Faulkner employs personification when describing Miss Emily's house and neighborhood, evoking a sense of sadness and nostalgia:
It was a big, squarish frame house that had once been white, decorated with cupolas and spires and scrolled balconies in the heavily lightsome cycle of the seventies, set on what had once been our most select street. But garages and cotton gins had encroached and obliterated even the august names of the neighborhood; only Miss Emily's house was left, lifting its stubborn and coquettish decay above the cotton wagons and the gasoline pumps—an eyesore among eyesores.
The in-depth description of Miss Emily's house recalls a time when the house was considered grandiose and grand. Now, however, it is looked at as an eyesore and a symbol of the past. Much like its inhabitant, the house retains traces of the past through its dated aesthetics.

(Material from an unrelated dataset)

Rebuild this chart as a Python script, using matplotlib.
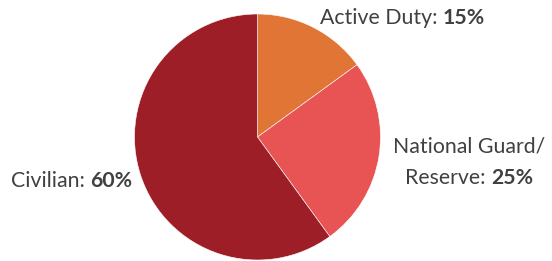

The house is personified when it is described as "lifting its stubborn and coquettish decay," portraying the house as trying to survive in a world that is changing and leaving the past, and therefore the house, behind. The adjectives "stubborn" and "coquettish" imply a sort of vigor and even flirtation, alluding to the past when the Griersons were at the height of their wealth and influence. Personifying the house thus creates a feeling of sadness, one that often comes from nostalgia. Personification is also used when the garages and cotton gins are described as "encroach[ing] and obliterat[ing] [...] the august names of the neighborhood." Garages and cotton gins represent the changing times and modernization. The verbs "encroaching" and "obliterating" suggest modernity's invasive and even destructive aspects.